- **Task to complete**: All of the material should be reproduced exactly, with pictures left out.

——

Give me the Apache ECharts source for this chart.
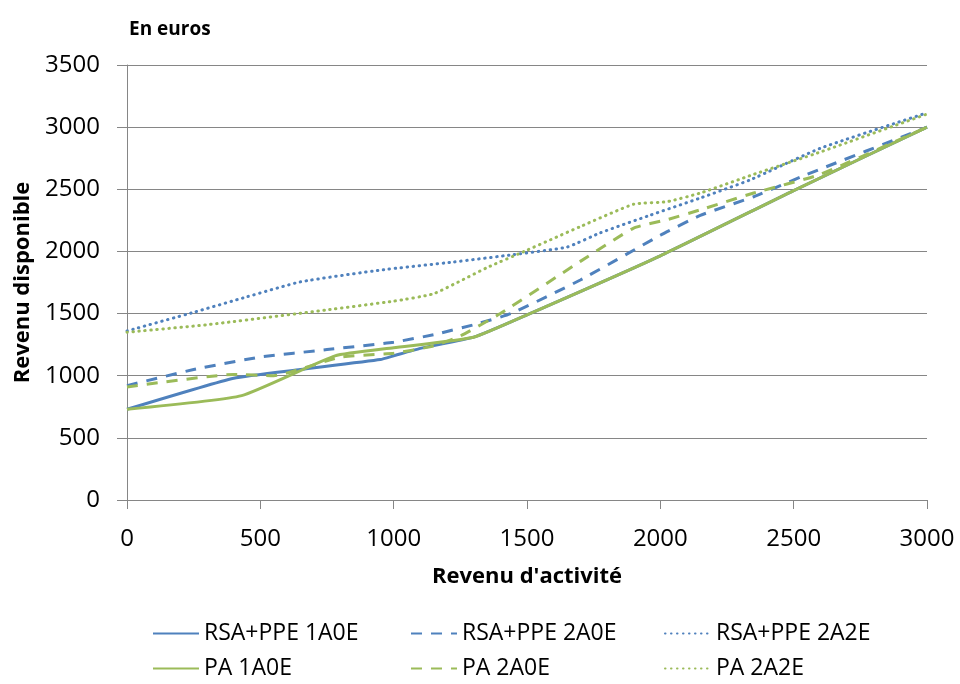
<!DOCTYPE html>
<html><head><meta charset="utf-8">
<script src="https://cdn.jsdelivr.net/npm/echarts@6/dist/echarts.min.js"></script>
<style>html,body{margin:0;padding:0;background:#fff}#c{width:960px;height:684px}</style>
</head><body><div id="c"></div>
<script>
// Series data (x = Revenu d'activité, y = Revenu disponible), in euros
const rsa1A0E_x = [0, 400, 650, 950, 1000, 1100, 1300, 1500, 2000, 2500, 3000];
const rsa1A0E_y = [730, 980, 1050, 1130, 1160, 1220, 1310, 1490, 1965, 2490, 3000];
const pa1A0E_x = [0, 430, 780, 1000, 1300, 1500, 2000, 2500, 3000];
const pa1A0E_y = [730, 840, 1160, 1225, 1310, 1490, 1965, 2490, 3000];
const rsa2A0E_x = [0, 250, 500, 750, 1000, 1150, 1300, 1440, 1700, 2000, 2150, 2350, 2550, 3000];
const rsa2A0E_y = [920, 1050, 1150, 1210, 1270, 1330, 1410, 1500, 1770, 2130, 2290, 2440, 2620, 3000];
const pa2A0E_x = [0, 400, 550, 800, 1000, 1150, 1250, 1400, 1700, 1900, 2025, 2150, 2350, 2600, 3000];
const pa2A0E_y = [910, 1010, 1000, 1150, 1180, 1240, 1320, 1500, 1920, 2188, 2255, 2335, 2470, 2620, 3000];
const rsa2A2E_x = [0, 250, 450, 650, 950, 1225, 1450, 1650, 1775, 1960, 2150, 2336, 2600, 3000];
const rsa2A2E_y = [1360, 1510, 1635, 1755, 1850, 1915, 1975, 2035, 2150, 2290, 2430, 2575, 2830, 3115];
const pa2A2E_x = [0, 300, 750, 1000, 1150, 1350, 1500, 1700, 1900, 2025, 2150, 2350, 2600, 3000];
const pa2A2E_y = [1350, 1410, 1530, 1600, 1660, 1870, 2010, 2200, 2380, 2400, 2470, 2620, 2800, 3105];

const seriesNames = ['RSA+PPE 1A0E', 'RSA+PPE 2A0E', 'RSA+PPE 2A2E', 'PA 1A0E', 'PA 2A0E', 'PA 2A2E'];
const xTitle = "Revenu d'activité";
const yTitle = 'Revenu disponible';
const unitLabel = 'En euros';

const BLUE = '#4F81BD', GREEN = '#9BBB59';
const zip = (xs, ys) => xs.map((x, i) => [x, ys[i]]);
const FONT = '"Open Sans", sans-serif';

function line(name, xs, ys, color, type) {
  return {
    name: name, type: 'line', data: zip(xs, ys), showSymbol: false, symbol: 'none',
    smooth: 0.15, animation: false,
    lineStyle: { color: color, width: 3, type: type, cap: (Array.isArray(type) && type[0] < 4) ? 'round' : 'butt' },
    itemStyle: { color: color }
  };
}
const DASH = [11, 9];
const DOT = [0.5, 5.5];

const chart = echarts.init(document.getElementById('c'), null, { renderer: 'canvas' });
const legendCommon = {
  orient: 'vertical', padding: 0, itemWidth: 46, itemHeight: 14, itemGap: 12,
  itemStyle: { opacity: 0 },
  textStyle: { fontFamily: FONT, fontSize: 23, color: '#000', lineHeight: 22 },
  selectedMode: false
};
chart.setOption({
  animation: false,
  title: { text: unitLabel, left: 124, top: 15, textStyle: { fontFamily: FONT, fontSize: 19, fontWeight: 'bold', color: '#000' } },
  grid: { left: 127, right: 33, top: 65, bottom: 184, containLabel: false },
  legend: [
    Object.assign({}, legendCommon, { left: 152, top: 622, data: [seriesNames[0], seriesNames[3]] }),
    Object.assign({}, legendCommon, { left: 410, top: 622, data: [seriesNames[1], seriesNames[4]] }),
    Object.assign({}, legendCommon, { left: 664, top: 622, data: [seriesNames[2], seriesNames[5]] })
  ],
  xAxis: {
    type: 'value', min: 0, max: 3000, interval: 500,
    name: xTitle, nameLocation: 'middle', nameGap: 66,
    nameTextStyle: { fontFamily: FONT, fontSize: 22, fontWeight: 'bold', color: '#000' },
    axisLine: { show: true, lineStyle: { color: '#868686', width: 1 } },
    axisTick: { show: true, length: 9, lineStyle: { color: '#868686' } },
    axisLabel: { fontFamily: FONT, fontSize: 24, color: '#000', margin: 27, formatter: v => String(v) },
    splitLine: { show: false }
  },
  yAxis: {
    type: 'value', min: 0, max: 3500, interval: 500,
    name: yTitle, nameLocation: 'middle', nameGap: 92,
    nameTextStyle: { fontFamily: FONT, fontSize: 22, fontWeight: 'bold', color: '#000' },
    axisLine: { show: true, lineStyle: { color: '#868686', width: 1 } },
    axisTick: { show: true, length: 10, lineStyle: { color: '#868686' } },
    axisLabel: { fontFamily: FONT, fontSize: 24, color: '#000', margin: 27, formatter: v => String(v) },
    splitLine: { show: true, lineStyle: { color: '#868686', width: 1 } }
  },
  series: [
    line(seriesNames[0], rsa1A0E_x, rsa1A0E_y, BLUE, 'solid'),
    line(seriesNames[1], rsa2A0E_x, rsa2A0E_y, BLUE, DASH),
    line(seriesNames[2], rsa2A2E_x, rsa2A2E_y, BLUE, DOT),
    line(seriesNames[3], pa1A0E_x, pa1A0E_y, GREEN, 'solid'),
    line(seriesNames[4], pa2A0E_x, pa2A0E_y, GREEN, DASH),
    line(seriesNames[5], pa2A2E_x, pa2A2E_y, GREEN, DOT)
  ]
});
</script></body></html>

——

- **Exercise result**:
Give me the Apache ECharts source for this chart.
<!DOCTYPE html>
<html><head><meta charset="utf-8">
<script src="https://cdn.jsdelivr.net/npm/echarts@6/dist/echarts.min.js"></script>
<style>html,body{margin:0;padding:0;background:#fff}#c{width:960px;height:684px}</style>
</head><body><div id="c"></div>
<script>
// Series data (x = Revenu d'activité, y = Revenu disponible), in euros
const rsa1A0E_x = [0, 400, 650, 950, 1000, 1100, 1300, 1500, 2000, 2500, 3000];
const rsa1A0E_y = [730, 980, 1050, 1130, 1160, 1220, 1310, 1490, 1965, 2490, 3000];
const pa1A0E_x = [0, 430, 780, 1000, 1300, 1500, 2000, 2500, 3000];
const pa1A0E_y = [730, 840, 1160, 1225, 1310, 1490, 1965, 2490, 3000];
const rsa2A0E_x = [0, 250, 500, 750, 1000, 1150, 1300, 1440, 1700, 2000, 2150, 2350, 2550, 3000];
const rsa2A0E_y = [920, 1050, 1150, 1210, 1270, 1330, 1410, 1500, 1770, 2130, 2290, 2440, 2620, 3000];
const pa2A0E_x = [0, 400, 550, 800, 1000, 1150, 1250, 1400, 1700, 1900, 2025, 2150, 2350, 2600, 3000];
const pa2A0E_y = [910, 1010, 1000, 1150, 1180, 1240, 1320, 1500, 1920, 2188, 2255, 2335, 2470, 2620, 3000];
const rsa2A2E_x = [0, 250, 450, 650, 950, 1225, 1450, 1650, 1775, 1960, 2150, 2336, 2600, 3000];
const rsa2A2E_y = [1360, 1510, 1635, 1755, 1850, 1915, 1975, 2035, 2150, 2290, 2430, 2575, 2830, 3115];
const pa2A2E_x = [0, 300, 750, 1000, 1150, 1350, 1500, 1700, 1900, 2025, 2150, 2350, 2600, 3000];
const pa2A2E_y = [1350, 1410, 1530, 1600, 1660, 1870, 2010, 2200, 2380, 2400, 2470, 2620, 2800, 3105];

const seriesNames = ['RSA+PPE 1A0E', 'RSA+PPE 2A0E', 'RSA+PPE 2A2E', 'PA 1A0E', 'PA 2A0E', 'PA 2A2E'];
const xTitle = "Revenu d'activité";
const yTitle = 'Revenu disponible';
const unitLabel = 'En euros';

const BLUE = '#4F81BD', GREEN = '#9BBB59';
const zip = (xs, ys) => xs.map((x, i) => [x, ys[i]]);
const FONT = '"Open Sans", sans-serif';

function line(name, xs, ys, color, type) {
  return {
    name: name, type: 'line', data: zip(xs, ys), showSymbol: false, symbol: 'none',
    smooth: 0.15, animation: false,
    lineStyle: { color: color, width: 3, type: type, cap: (Array.isArray(type) && type[0] < 4) ? 'round' : 'butt' },
    itemStyle: { color: color }
  };
}
const DASH = [11, 9];
const DOT = [0.5, 5.5];

const chart = echarts.init(document.getElementById('c'), null, { renderer: 'canvas' });
const legendCommon = {
  orient: 'vertical', padding: 0, itemWidth: 46, itemHeight: 14, itemGap: 12,
  itemStyle: { opacity: 0 },
  textStyle: { fontFamily: FONT, fontSize: 23, color: '#000', lineHeight: 22 },
  selectedMode: false
};
chart.setOption({
  animation: false,
  title: { text: unitLabel, left: 124, top: 15, textStyle: { fontFamily: FONT, fontSize: 19, fontWeight: 'bold', color: '#000' } },
  grid: { left: 127, right: 33, top: 65, bottom: 184, containLabel: false },
  legend: [
    Object.assign({}, legendCommon, { left: 152, top: 622, data: [seriesNames[0], seriesNames[3]] }),
    Object.assign({}, legendCommon, { left: 410, top: 622, data: [seriesNames[1], seriesNames[4]] }),
    Object.assign({}, legendCommon, { left: 664, top: 622, data: [seriesNames[2], seriesNames[5]] })
  ],
  xAxis: {
    type: 'value', min: 0, max: 3000, interval: 500,
    name: xTitle, nameLocation: 'middle', nameGap: 66,
    nameTextStyle: { fontFamily: FONT, fontSize: 22, fontWeight: 'bold', color: '#000' },
    axisLine: { show: true, lineStyle: { color: '#868686', width: 1 } },
    axisTick: { show: true, length: 9, lineStyle: { color: '#868686' } },
    axisLabel: { fontFamily: FONT, fontSize: 24, color: '#000', margin: 27, formatter: v => String(v) },
    splitLine: { show: false }
  },
  yAxis: {
    type: 'value', min: 0, max: 3500, interval: 500,
    name: yTitle, nameLocation: 'middle', nameGap: 92,
    nameTextStyle: { fontFamily: FONT, fontSize: 22, fontWeight: 'bold', color: '#000' },
    axisLine: { show: true, lineStyle: { color: '#868686', width: 1 } },
    axisTick: { show: true, length: 10, lineStyle: { color: '#868686' } },
    axisLabel: { fontFamily: FONT, fontSize: 24, color: '#000', margin: 27, formatter: v => String(v) },
    splitLine: { show: true, lineStyle: { color: '#868686', width: 1 } }
  },
  series: [
    line(seriesNames[0], rsa1A0E_x, rsa1A0E_y, BLUE, 'solid'),
    line(seriesNames[1], rsa2A0E_x, rsa2A0E_y, BLUE, DASH),
    line(seriesNames[2], rsa2A2E_x, rsa2A2E_y, BLUE, DOT),
    line(seriesNames[3], pa1A0E_x, pa1A0E_y, GREEN, 'solid'),
    line(seriesNames[4], pa2A0E_x, pa2A0E_y, GREEN, DASH),
    line(seriesNames[5], pa2A2E_x, pa2A2E_y, GREEN, DOT)
  ]
});
</script></body></html>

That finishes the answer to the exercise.